This is the Rhapsody on Moldavian Themes. It starts off really calmly, with cellos and basses, though pretty soon the rest of the orchestra joins in and the main melody first appears just after 2 minutes. But for me the real joy is after about 6 minutes! There are Weinberg works that I find more beautiful or more moving and I'm sure I'll post those sometime, but I've been addicted to this Rhapsody for a few days now because it brings a smile to my face. Have a listen:
Mieczyslaw Weinberg - Rhapsody on Moldavian Themes
Played by the National Polish Radio Symphony Orchestra, cond. Gabriel Chmura.
Mieczyslav (Moisey) Weinberg (1919-2006) was a Jewish Polish/Russian composer. He was born in Warsaw, where he later studied at the conservatory. The history of his family is tragic, his parents and sister died in the Trawniki concentration camp, but when WWII broke out Weinberg fled to the Soviet Union, settling in Minsk. In 1943 Dmitri Shostakovich convinced him to move to Moscow, and the two became good friends. Weinberg was never a part of the musical elite in Russia, some considered him a bad version of Shostakovich, but at the same time many other composers (and some critics) did love Weinberg's music. Nowadays he is still much less well-known than his contemporaries, though last year the Vredenburg in Utrecht had a small festival dedicated to his music (and of course I am very much regretting not seeing more of those concerts!). Weinberg wrote 22(!) symphonies, 17 string quartets, 7 operas and whole bunch of other music including a requiem. I still have to a lot to explore when it comes to his music, but I'm very excited to do so.

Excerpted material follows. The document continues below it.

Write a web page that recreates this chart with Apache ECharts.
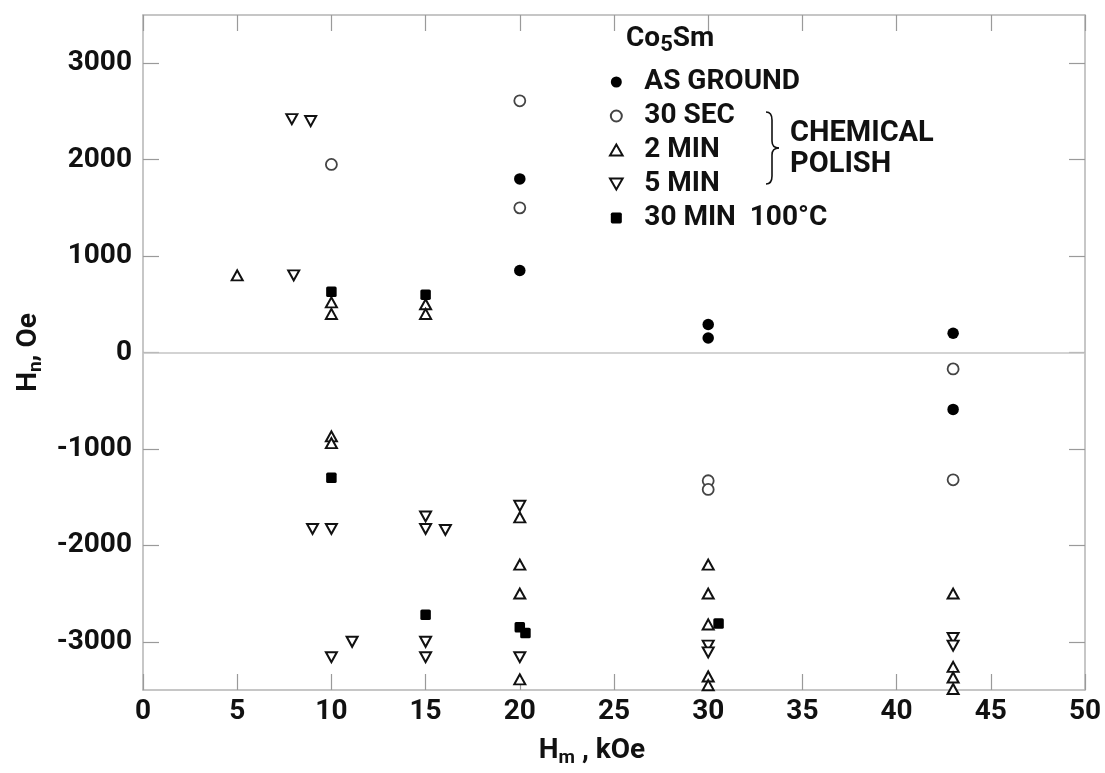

The Rhapsody on Moldavian Themes was written in 1949. Unfortunately I can't find all that much information on it. It's about 12 to 15 minutes long and its title already gives away where much of its inspiration was taken from. One of the reasons why I like it so much is that although it contains some upbeat catchy melodies it's not a consistently joyful piece. Take the opening for example, which one could perhaps compare to something like Shostakovich's Eight Symphony (and no one could ever call that a happy piece!). It is slow and brooding, almost foreboding. It doesn't betray anything of the energetic and joyous middle part, yet everything flows and everything works well together. I hope at the very least that it makes you remember Weinberg's name and perhaps search out some more of his music.